Yet another toddler falls, but this time a happier ending

A three-year-old toddler, who happens to be the son of two city police officers, tumbled from the family’s apartment window on Monday evening, June 14, at 7 p.m. The long fall came mere days after a high-profile disaster that happened Friday, June 11 when 4-year-old Malachi Johnson fell 23 stories to his death from the terrace of a Co-op City complex on DeKruif Place.

Luckily, this time around there was a happier ending. The child survived the fall with barely a scratch on him, thanks to a skinny tree just under the window that brushed him and eased his fall. The window is in back of an 3-story building at 1060 Huntington Avenue in Throggs Neck. The family’s apartment itself is on the third floor, but the window from which the boy fell was in the back, where it’s four stories to the ground.

Unfortunately, the window from which he fell is the only one of the building’s that does not have guard bars on it. Parents apparently keep the room locked, but forget to this time, and the child fell right through a screen.

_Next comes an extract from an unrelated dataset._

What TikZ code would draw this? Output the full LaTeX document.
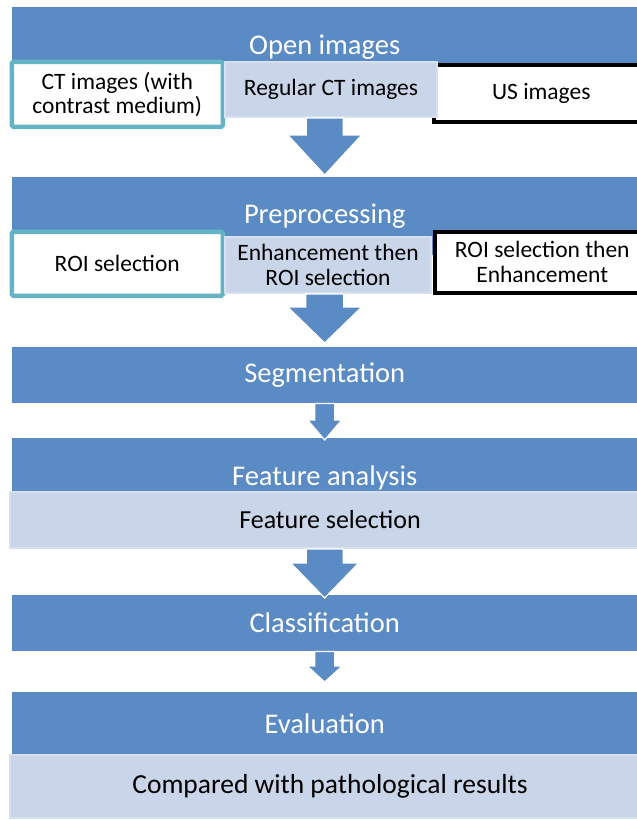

“The good thing was… the tree kind of slowed his fall,” Jay Mandel, a neighbor, told the New York Post. Indeed, the child was taken to Jacobi Hospital but was deemed almost completely fine. However, the fall has raised eyebrows about this problem. Councilman Jimmy Vacca, for one, has been concerned about open windows for some time now.

“We can use this moment to remind ourselves that we all need to take precautions if we have young children in the home,” Vacca said about the June 14 accident. “Window guards may not be required in one- and two-family homes, but that doesn’t mean you shouldn’t install them.”

Vacca, along with some other elected officials, is also supporting some new legislation that would require greater protective measures on terrace doors when children under 10 live in an apartment that has a balcony.

“We need to do everything we can to prevent unnecessary tragedies when it comes to our children,” he added.